Mr. BLUMENAUER. Mr. Speaker, I certainly agree with my colleague from North Carolina that it is time for us to not just reassess but readjust our policies in Afghanistan, scale it down and bring the troops home.
There's another area of consensus that I hope we can focus on: Most people agree that employment, that jobs, ought to be a priority for this Congress, for the government, for American business. Much of what you hear on Capitol Hill about creating jobs and employment is very, very contentious. Yet what is complex and controversial in Congress is not so hard when you move off the Hill, when you look at what the experts suggest, when you look at what the American people will support, for the shape of a future recovery is emerging in terms of a consensus about what we should do. I think we probably will; the question is when.
First and foremost, it is important that we rebalance our long-term programs and priorities. But in the short term, it is not only important to keep the spending levels where they are, it would be disastrous to cut it further. Chairman Bernanke said just last week that short-term increases can strengthen economic demand with a long-term adjustment to strengthen our balance sheet by reducing the deficit.

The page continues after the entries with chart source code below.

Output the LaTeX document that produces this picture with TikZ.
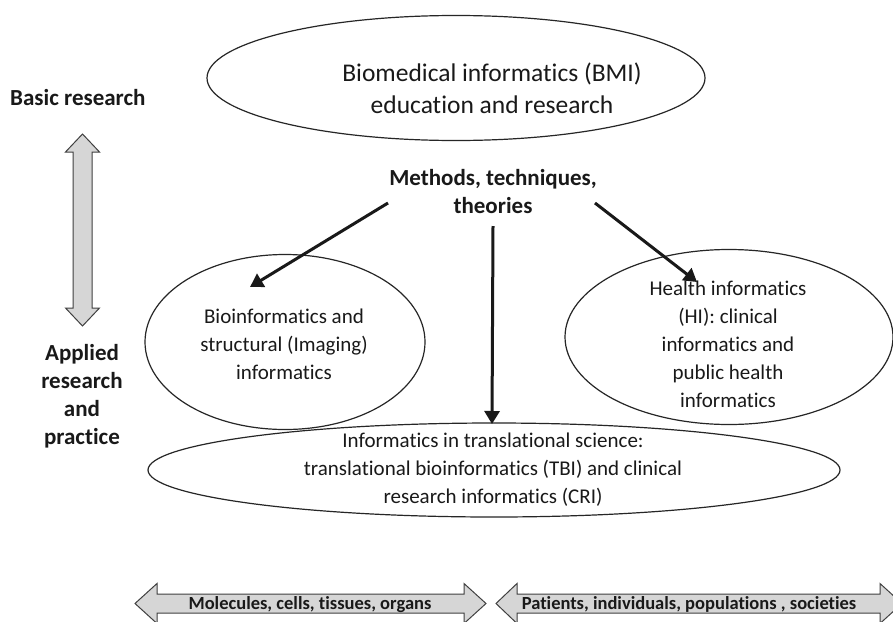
\documentclass[tikz,border=0pt]{standalone}
\usepackage{fontspec}
\setmainfont{Carlito}[Ligatures={NoCommon,NoContextual}]
\usetikzlibrary{shapes.geometric,arrows.meta}
\begin{document}
\begin{tikzpicture}[x=1pt,y=-1pt,
  oval/.style={draw=black!85,line width=1.2pt,ellipse,inner sep=0pt},
  body/.style={align=center,font=\fontsize{21}{28}\selectfont,text=black!90,inner sep=0pt},
  bold/.style={align=center,font=\fontsize{23}{28}\selectfont\bfseries,text=black!90,inner sep=0pt},
  small/.style={font=\fontsize{18.5}{22}\selectfont\bfseries,text=black!90,inner sep=0pt},
  arr/.style={line width=3pt,black!90,-{Triangle[length=13pt,width=15pt]}},
  fat/.style={draw=black!75,fill=black!16,line width=1pt,line join=miter},
]
\useasboundingbox (0,0) rectangle (893,621);
\clip (0,0) rectangle (893,621);
\fill[white] (0,0) rectangle (893,621);

% ellipses
\node[oval,minimum width=498pt,minimum height=125pt] (bmi) at (456,78) {};
\node[oval,minimum width=280pt,minimum height=175pt] (bio) at (285,342) {};
\node[oval,minimum width=328pt,minimum height=175pt] (hi) at (729,337) {};
\node[oval,minimum width=692pt,minimum height=94pt] (tr) at (494,470) {};

% texts
\node[body,font=\fontsize{25.5}{32}\selectfont] (bmit) at (492,88) {Biomedical informatics (BMI)\\education and research};
\node[bold] (meth) at (493,192) {Methods, techniques,\\theories};
\node[bold,anchor=base west] (basic) at (10,105) {Basic research};
\node[bold] (appl) at (82,396) {Applied\\research\\and\\practice};
\node[body] (biot) at (284,344) {Bioinformatics and\\structural (Imaging)\\informatics};
\node[body] (hit) at (728,344) {Health informatics\\(HI): clinical\\informatics and\\public health\\informatics};
\node[body] (trt) at (493,470) {Informatics in translational science:\\translational bioinformatics (TBI) and clinical\\research informatics (CRI)};

% connectors
\coordinate (l0) at (388,203);
\coordinate (l1) at (250,287);
\coordinate (r0) at (595,203);
\coordinate (r1) at (697,282);
\coordinate (d0) at (493,226);
\coordinate (d1) at (492,424);
\draw[arr] (l0) -- (l1);
\draw[arr] (r0) -- (r1);
\draw[arr] (d0) -- (d1);

% vertical double arrow
\draw[fat] (82.5,134) -- (99.5,152) -- (92,152) -- (92,308) -- (99.5,308) -- (82.5,326)
  -- (65.5,308) -- (73,308) -- (73,152) -- (65.5,152) -- cycle;

% bottom arrows
\draw[fat] (135,603.5) -- (157,583.5) -- (157,594) -- (464,594) -- (464,583.5) -- (486,603.5)
  -- (464,623.5) -- (464,613) -- (157,613) -- (157,623.5) -- cycle;
\draw[fat] (496,603.5) -- (517,583.5) -- (517,594) -- (880,594) -- (880,583.5) -- (902,603.5)
  -- (880,623.5) -- (880,613) -- (517,613) -- (517,623.5) -- cycle;
\node[small,anchor=base] (mol) at (310,609) {Molecules, cells, tissues, organs};
\node[small,anchor=base] (pat) at (689,609) {Patients, individuals, populations , societies};
\end{tikzpicture}
\end{document}
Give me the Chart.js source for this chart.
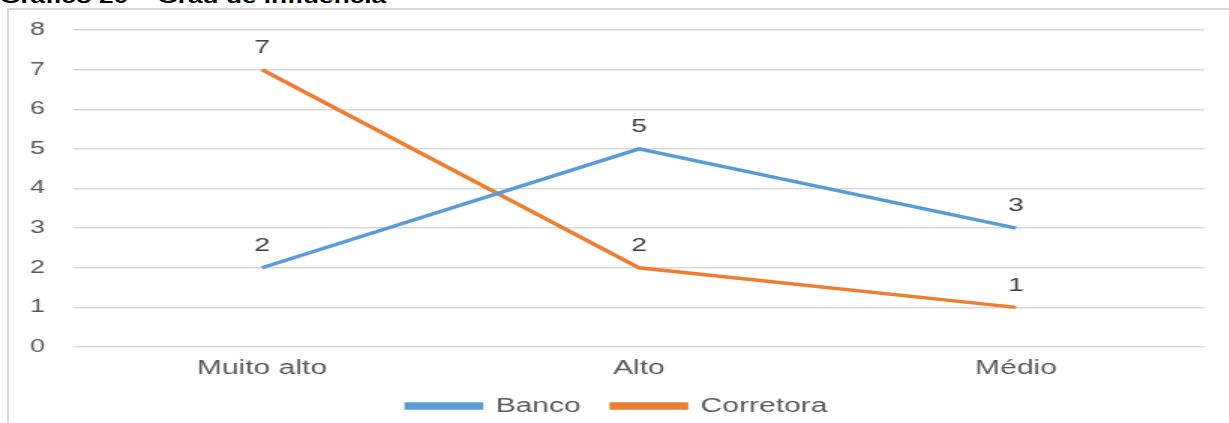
<!DOCTYPE html>
<html lang="pt">
<head>
    <meta charset="UTF-8">
    <title>Grau de influência</title>
    <script src="https://cdn.jsdelivr.net/npm/chart.js"></script>
    <style>
        body {
            margin: 0;
            background: white;
            font-family: "Liberation Sans", Arial, sans-serif;
            width: 1229px;
            height: 423px;
            overflow: hidden;
            position: relative;
        }
        .title {
            position: absolute;
            left: 0;
            top: -14px;
            font-size: 19px;
            font-weight: bold;
            color: black;
            white-space: nowrap;
            transform: scaleX(1.38);
            transform-origin: 0 0;
        }
        .chart-box {
            position: absolute;
            left: 7px;
            top: 8px;
            width: 1222px;
            height: 420px;
            border-left: 2px solid #d9d9d9;
            border-top: 2px solid #d9d9d9;
            box-sizing: border-box;
            overflow: hidden;
        }
        /* the source picture is stretched sideways, so the canvas is too */
        canvas {
            display: block;
            transform: scaleX(1.5);
            transform-origin: 0 0;
        }
    </style>
</head>
<body>
    <div class="title">Gráfico 20 – Grau de influência</div>
    <div class="chart-box">
        <canvas id="grauChart" width="814" height="416"></canvas>
    </div>

    <script>
        const categories = ['Muito alto', 'Alto', 'Médio'];
        const bancoValues = [2, 5, 3];
        const corretoraValues = [7, 2, 1];

        const FONT = '"Liberation Sans", Arial, sans-serif';

        // value labels above each point
        const valueLabels = {
            id: 'valueLabels',
            afterDatasetsDraw(chart) {
                const ctx = chart.ctx;
                ctx.save();
                ctx.font = '19px ' + FONT;
                ctx.fillStyle = '#404040';
                ctx.textAlign = 'center';
                ctx.textBaseline = 'middle';
                chart.data.datasets.forEach((ds, i) => {
                    chart.getDatasetMeta(i).data.forEach((pt, j) => {
                        ctx.fillText(ds.data[j], pt.x, pt.y - 22);
                    });
                });
                ctx.restore();
            }
        };

        const ctx = document.getElementById('grauChart').getContext('2d');
        new Chart(ctx, {
            type: 'line',
            data: {
                labels: categories,
                datasets: [{
                    label: 'Banco',
                    data: bancoValues,
                    borderColor: '#5b9bd5',
                    backgroundColor: '#5b9bd5',
                    borderWidth: 3.5,
                    pointRadius: 0,
                    tension: 0
                }, {
                    label: 'Corretora',
                    data: corretoraValues,
                    borderColor: '#ed7d31',
                    backgroundColor: '#ed7d31',
                    borderWidth: 3.5,
                    pointRadius: 0,
                    tension: 0
                }]
            },
            options: {
                responsive: false,
                animation: false,
                layout: {
                    padding: { top: 20, right: 17, left: 14, bottom: 0 }
                },
                plugins: {
                    legend: {
                        position: 'bottom',
                        labels: {
                            color: '#595959',
                            font: { size: 20, family: FONT },
                            boxWidth: 49,
                            boxHeight: 4,
                            padding: 21
                        }
                    },
                    tooltip: { enabled: false }
                },
                scales: {
                    x: {
                        offset: true,
                        afterFit(scale) { scale.height = 28; },
                        grid: { display: false, drawTicks: false },
                        border: { display: false },
                        ticks: {
                            color: '#595959',
                            font: { size: 20, family: FONT },
                            padding: 9
                        }
                    },
                    y: {
                        min: 0,
                        max: 8,
                        afterFit(scale) { scale.width = 29; },
                        grid: { color: '#d9d9d9', lineWidth: 1.5, drawTicks: false },
                        border: { display: false },
                        ticks: {
                            stepSize: 1,
                            color: '#595959',
                            font: { size: 18, family: FONT },
                            padding: 0,
                            crossAlign: 'far'
                        }
                    }
                }
            },
            plugins: [valueLabels]
        });
    </script>
</body>
</html>
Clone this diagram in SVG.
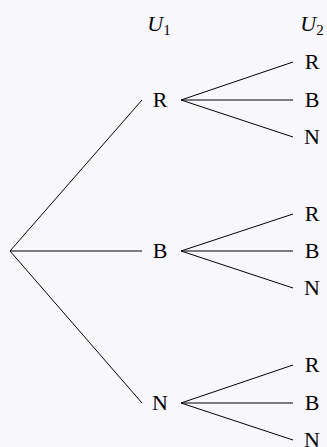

One of the first places to start is rebuilding and renewing America. Experts agree we have vast unmet needs; the Society of Civil Engineers suggests $2.3 trillion that should be spent in the next 5 years on repairing our roads and our bridges, extending and enhancing our transit system. There are two dozen cities across America that are looking at reintroducing a modern streetcar which can be done quickly and will spark investment in those communities that have that opportunity.
We have aging and inadequate water systems that leak 6 billion gallons of water a day, enough to fill 9,000 Olympic-sized swimming pools that would stretch from Washington, DC, to Pittsburgh. We have an aging and ineffective electrical grid. We have pipelines that need to be upgraded for safety. There is environmental cleanup, especially expensive Superfund sites that otherwise will continue to put a cloud over the adjacent businesses and governments.
This will create millions of family-wage jobs in the course of the next year. It is important to deal with our health care system, which is creating jobs. But, unfortunately, it's creating jobs now very inefficiently. We pay more for healthcare than anybody else in the world, by far. Compared to what other developed countries produce, we have mediocre results as a whole. Spectacular for some Americans, but overall, Americans die sooner, get sick more often, stay sick longer. By accelerating the health care reforms to provide value instead of volume of health care, we can squeeze more value and the right type of employment that will be sustainable over time and help make Americans healthier.
There is, Mr. Speaker, no question that we need in fact to pay for this over the long term. But the path here is something that most of the American public will in fact agree on, and the experts have a consensus that this is where we start, with tax equity, making sure everybody is paying their fair share adjusting user fees for infrastructure to account for inflation--not anything immediate, but over the course of the next year or two--to be able to have the cash flow to meet our obligations for transportation, for water; reinstituting the Superfund tax that expired in 1995, leaving communities with the toxic legacy.
It's important to consider a financial transaction fee, something that other European countries have--that England has had for over a century--that would in fact give stability to our stock market. This is something that's within our capacity, Mr. Speaker. I hope we do it sooner rather than later.